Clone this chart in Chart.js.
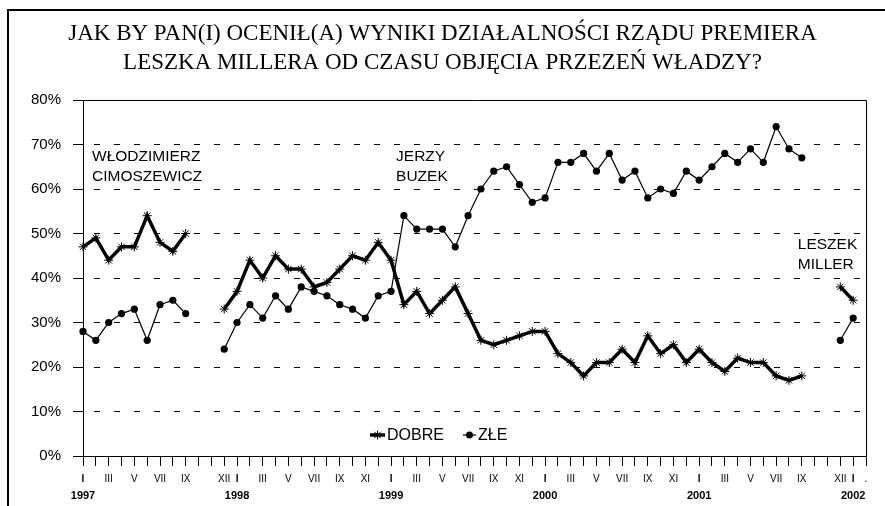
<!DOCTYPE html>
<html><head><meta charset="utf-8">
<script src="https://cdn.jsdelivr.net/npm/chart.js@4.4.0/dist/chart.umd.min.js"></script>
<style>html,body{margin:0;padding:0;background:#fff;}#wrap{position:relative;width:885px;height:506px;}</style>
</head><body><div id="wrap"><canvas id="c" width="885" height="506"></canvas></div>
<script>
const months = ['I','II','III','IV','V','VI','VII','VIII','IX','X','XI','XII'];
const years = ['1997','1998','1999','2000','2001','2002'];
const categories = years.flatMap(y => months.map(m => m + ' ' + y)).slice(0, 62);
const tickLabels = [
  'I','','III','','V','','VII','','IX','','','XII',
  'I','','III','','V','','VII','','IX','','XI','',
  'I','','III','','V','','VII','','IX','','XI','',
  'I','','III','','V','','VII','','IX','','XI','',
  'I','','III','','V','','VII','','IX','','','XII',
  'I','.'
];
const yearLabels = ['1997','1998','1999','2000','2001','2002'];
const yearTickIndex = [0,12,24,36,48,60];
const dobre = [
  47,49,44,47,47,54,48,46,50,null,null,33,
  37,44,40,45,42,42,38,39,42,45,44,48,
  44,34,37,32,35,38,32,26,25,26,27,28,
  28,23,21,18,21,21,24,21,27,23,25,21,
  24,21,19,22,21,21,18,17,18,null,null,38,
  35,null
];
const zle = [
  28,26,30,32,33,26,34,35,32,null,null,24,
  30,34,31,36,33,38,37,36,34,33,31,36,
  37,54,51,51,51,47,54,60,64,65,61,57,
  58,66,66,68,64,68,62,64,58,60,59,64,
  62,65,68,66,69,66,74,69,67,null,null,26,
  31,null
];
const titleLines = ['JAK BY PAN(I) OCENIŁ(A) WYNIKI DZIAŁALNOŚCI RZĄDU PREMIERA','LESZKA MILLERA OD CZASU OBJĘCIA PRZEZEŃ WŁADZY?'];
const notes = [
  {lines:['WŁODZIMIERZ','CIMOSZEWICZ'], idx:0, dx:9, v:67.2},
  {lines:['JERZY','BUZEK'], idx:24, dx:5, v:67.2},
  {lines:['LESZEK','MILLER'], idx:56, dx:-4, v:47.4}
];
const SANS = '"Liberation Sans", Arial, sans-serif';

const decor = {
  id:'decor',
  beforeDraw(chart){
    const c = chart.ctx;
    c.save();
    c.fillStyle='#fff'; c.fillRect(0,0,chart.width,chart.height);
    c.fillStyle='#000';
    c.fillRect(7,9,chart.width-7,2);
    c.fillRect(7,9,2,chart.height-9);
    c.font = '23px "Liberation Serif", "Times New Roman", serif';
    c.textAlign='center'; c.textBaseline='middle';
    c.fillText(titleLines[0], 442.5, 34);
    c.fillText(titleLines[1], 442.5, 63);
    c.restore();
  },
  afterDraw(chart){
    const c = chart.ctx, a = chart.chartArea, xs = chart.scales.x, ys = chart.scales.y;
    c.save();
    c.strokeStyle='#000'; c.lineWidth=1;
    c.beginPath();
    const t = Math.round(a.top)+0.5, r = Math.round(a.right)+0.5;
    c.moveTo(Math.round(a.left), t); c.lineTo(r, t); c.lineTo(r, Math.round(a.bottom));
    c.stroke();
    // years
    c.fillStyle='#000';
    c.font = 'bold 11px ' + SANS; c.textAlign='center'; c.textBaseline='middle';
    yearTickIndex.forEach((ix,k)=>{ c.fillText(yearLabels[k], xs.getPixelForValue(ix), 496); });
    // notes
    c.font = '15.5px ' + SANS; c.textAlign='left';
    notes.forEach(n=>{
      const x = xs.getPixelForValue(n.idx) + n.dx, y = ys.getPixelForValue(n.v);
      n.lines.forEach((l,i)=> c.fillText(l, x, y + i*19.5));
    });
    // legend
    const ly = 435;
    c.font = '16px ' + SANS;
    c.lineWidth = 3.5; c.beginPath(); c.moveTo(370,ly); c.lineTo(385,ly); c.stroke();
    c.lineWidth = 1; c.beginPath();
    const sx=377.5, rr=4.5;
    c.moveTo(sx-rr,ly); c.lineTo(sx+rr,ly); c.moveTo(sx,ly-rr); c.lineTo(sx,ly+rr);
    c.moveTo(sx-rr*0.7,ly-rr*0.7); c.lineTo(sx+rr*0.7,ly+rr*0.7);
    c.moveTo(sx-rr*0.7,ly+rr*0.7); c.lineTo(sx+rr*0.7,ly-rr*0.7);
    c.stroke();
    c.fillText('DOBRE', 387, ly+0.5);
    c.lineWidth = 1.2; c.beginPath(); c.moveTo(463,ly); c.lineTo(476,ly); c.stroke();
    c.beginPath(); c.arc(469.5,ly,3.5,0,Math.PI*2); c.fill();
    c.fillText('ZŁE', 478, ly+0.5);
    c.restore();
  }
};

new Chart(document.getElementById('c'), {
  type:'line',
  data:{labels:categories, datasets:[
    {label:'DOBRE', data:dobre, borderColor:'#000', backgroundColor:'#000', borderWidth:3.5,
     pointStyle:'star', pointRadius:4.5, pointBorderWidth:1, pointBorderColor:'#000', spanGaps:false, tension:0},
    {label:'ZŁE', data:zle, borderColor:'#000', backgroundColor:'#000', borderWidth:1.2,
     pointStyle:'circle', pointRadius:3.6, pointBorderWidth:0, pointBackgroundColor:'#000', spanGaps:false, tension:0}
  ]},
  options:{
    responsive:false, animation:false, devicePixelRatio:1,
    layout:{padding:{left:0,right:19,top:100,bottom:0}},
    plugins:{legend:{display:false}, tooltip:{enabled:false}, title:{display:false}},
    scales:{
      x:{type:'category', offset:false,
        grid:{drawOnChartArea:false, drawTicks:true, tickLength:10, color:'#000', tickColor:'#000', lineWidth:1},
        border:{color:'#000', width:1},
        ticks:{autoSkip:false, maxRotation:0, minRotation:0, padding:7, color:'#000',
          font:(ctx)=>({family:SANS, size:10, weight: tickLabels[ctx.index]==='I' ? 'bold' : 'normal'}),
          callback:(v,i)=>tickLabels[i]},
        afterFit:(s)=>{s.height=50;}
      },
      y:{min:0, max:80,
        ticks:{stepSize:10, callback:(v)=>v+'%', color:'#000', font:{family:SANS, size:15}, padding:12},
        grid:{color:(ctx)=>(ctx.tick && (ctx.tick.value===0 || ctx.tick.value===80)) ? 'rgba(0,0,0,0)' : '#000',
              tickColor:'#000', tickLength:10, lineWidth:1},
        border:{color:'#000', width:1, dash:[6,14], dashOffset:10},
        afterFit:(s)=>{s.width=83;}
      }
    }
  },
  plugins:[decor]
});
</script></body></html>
========================
Short exercise.
Transcribe all of the material exactly, leaving out whatever pictures it contains.

Exercise solution.
Clone this chart in Chart.js.
<!DOCTYPE html>
<html><head><meta charset="utf-8">
<script src="https://cdn.jsdelivr.net/npm/chart.js@4.4.0/dist/chart.umd.min.js"></script>
<style>html,body{margin:0;padding:0;background:#fff;}#wrap{position:relative;width:885px;height:506px;}</style>
</head><body><div id="wrap"><canvas id="c" width="885" height="506"></canvas></div>
<script>
const months = ['I','II','III','IV','V','VI','VII','VIII','IX','X','XI','XII'];
const years = ['1997','1998','1999','2000','2001','2002'];
const categories = years.flatMap(y => months.map(m => m + ' ' + y)).slice(0, 62);
const tickLabels = [
  'I','','III','','V','','VII','','IX','','','XII',
  'I','','III','','V','','VII','','IX','','XI','',
  'I','','III','','V','','VII','','IX','','XI','',
  'I','','III','','V','','VII','','IX','','XI','',
  'I','','III','','V','','VII','','IX','','','XII',
  'I','.'
];
const yearLabels = ['1997','1998','1999','2000','2001','2002'];
const yearTickIndex = [0,12,24,36,48,60];
const dobre = [
  47,49,44,47,47,54,48,46,50,null,null,33,
  37,44,40,45,42,42,38,39,42,45,44,48,
  44,34,37,32,35,38,32,26,25,26,27,28,
  28,23,21,18,21,21,24,21,27,23,25,21,
  24,21,19,22,21,21,18,17,18,null,null,38,
  35,null
];
const zle = [
  28,26,30,32,33,26,34,35,32,null,null,24,
  30,34,31,36,33,38,37,36,34,33,31,36,
  37,54,51,51,51,47,54,60,64,65,61,57,
  58,66,66,68,64,68,62,64,58,60,59,64,
  62,65,68,66,69,66,74,69,67,null,null,26,
  31,null
];
const titleLines = ['JAK BY PAN(I) OCENIŁ(A) WYNIKI DZIAŁALNOŚCI RZĄDU PREMIERA','LESZKA MILLERA OD CZASU OBJĘCIA PRZEZEŃ WŁADZY?'];
const notes = [
  {lines:['WŁODZIMIERZ','CIMOSZEWICZ'], idx:0, dx:9, v:67.2},
  {lines:['JERZY','BUZEK'], idx:24, dx:5, v:67.2},
  {lines:['LESZEK','MILLER'], idx:56, dx:-4, v:47.4}
];
const SANS = '"Liberation Sans", Arial, sans-serif';

const decor = {
  id:'decor',
  beforeDraw(chart){
    const c = chart.ctx;
    c.save();
    c.fillStyle='#fff'; c.fillRect(0,0,chart.width,chart.height);
    c.fillStyle='#000';
    c.fillRect(7,9,chart.width-7,2);
    c.fillRect(7,9,2,chart.height-9);
    c.font = '23px "Liberation Serif", "Times New Roman", serif';
    c.textAlign='center'; c.textBaseline='middle';
    c.fillText(titleLines[0], 442.5, 34);
    c.fillText(titleLines[1], 442.5, 63);
    c.restore();
  },
  afterDraw(chart){
    const c = chart.ctx, a = chart.chartArea, xs = chart.scales.x, ys = chart.scales.y;
    c.save();
    c.strokeStyle='#000'; c.lineWidth=1;
    c.beginPath();
    const t = Math.round(a.top)+0.5, r = Math.round(a.right)+0.5;
    c.moveTo(Math.round(a.left), t); c.lineTo(r, t); c.lineTo(r, Math.round(a.bottom));
    c.stroke();
    // years
    c.fillStyle='#000';
    c.font = 'bold 11px ' + SANS; c.textAlign='center'; c.textBaseline='middle';
    yearTickIndex.forEach((ix,k)=>{ c.fillText(yearLabels[k], xs.getPixelForValue(ix), 496); });
    // notes
    c.font = '15.5px ' + SANS; c.textAlign='left';
    notes.forEach(n=>{
      const x = xs.getPixelForValue(n.idx) + n.dx, y = ys.getPixelForValue(n.v);
      n.lines.forEach((l,i)=> c.fillText(l, x, y + i*19.5));
    });
    // legend
    const ly = 435;
    c.font = '16px ' + SANS;
    c.lineWidth = 3.5; c.beginPath(); c.moveTo(370,ly); c.lineTo(385,ly); c.stroke();
    c.lineWidth = 1; c.beginPath();
    const sx=377.5, rr=4.5;
    c.moveTo(sx-rr,ly); c.lineTo(sx+rr,ly); c.moveTo(sx,ly-rr); c.lineTo(sx,ly+rr);
    c.moveTo(sx-rr*0.7,ly-rr*0.7); c.lineTo(sx+rr*0.7,ly+rr*0.7);
    c.moveTo(sx-rr*0.7,ly+rr*0.7); c.lineTo(sx+rr*0.7,ly-rr*0.7);
    c.stroke();
    c.fillText('DOBRE', 387, ly+0.5);
    c.lineWidth = 1.2; c.beginPath(); c.moveTo(463,ly); c.lineTo(476,ly); c.stroke();
    c.beginPath(); c.arc(469.5,ly,3.5,0,Math.PI*2); c.fill();
    c.fillText('ZŁE', 478, ly+0.5);
    c.restore();
  }
};

new Chart(document.getElementById('c'), {
  type:'line',
  data:{labels:categories, datasets:[
    {label:'DOBRE', data:dobre, borderColor:'#000', backgroundColor:'#000', borderWidth:3.5,
     pointStyle:'star', pointRadius:4.5, pointBorderWidth:1, pointBorderColor:'#000', spanGaps:false, tension:0},
    {label:'ZŁE', data:zle, borderColor:'#000', backgroundColor:'#000', borderWidth:1.2,
     pointStyle:'circle', pointRadius:3.6, pointBorderWidth:0, pointBackgroundColor:'#000', spanGaps:false, tension:0}
  ]},
  options:{
    responsive:false, animation:false, devicePixelRatio:1,
    layout:{padding:{left:0,right:19,top:100,bottom:0}},
    plugins:{legend:{display:false}, tooltip:{enabled:false}, title:{display:false}},
    scales:{
      x:{type:'category', offset:false,
        grid:{drawOnChartArea:false, drawTicks:true, tickLength:10, color:'#000', tickColor:'#000', lineWidth:1},
        border:{color:'#000', width:1},
        ticks:{autoSkip:false, maxRotation:0, minRotation:0, padding:7, color:'#000',
          font:(ctx)=>({family:SANS, size:10, weight: tickLabels[ctx.index]==='I' ? 'bold' : 'normal'}),
          callback:(v,i)=>tickLabels[i]},
        afterFit:(s)=>{s.height=50;}
      },
      y:{min:0, max:80,
        ticks:{stepSize:10, callback:(v)=>v+'%', color:'#000', font:{family:SANS, size:15}, padding:12},
        grid:{color:(ctx)=>(ctx.tick && (ctx.tick.value===0 || ctx.tick.value===80)) ? 'rgba(0,0,0,0)' : '#000',
              tickColor:'#000', tickLength:10, lineWidth:1},
        border:{color:'#000', width:1, dash:[6,14], dashOffset:10},
        afterFit:(s)=>{s.width=83;}
      }
    }
  },
  plugins:[decor]
});
</script></body></html>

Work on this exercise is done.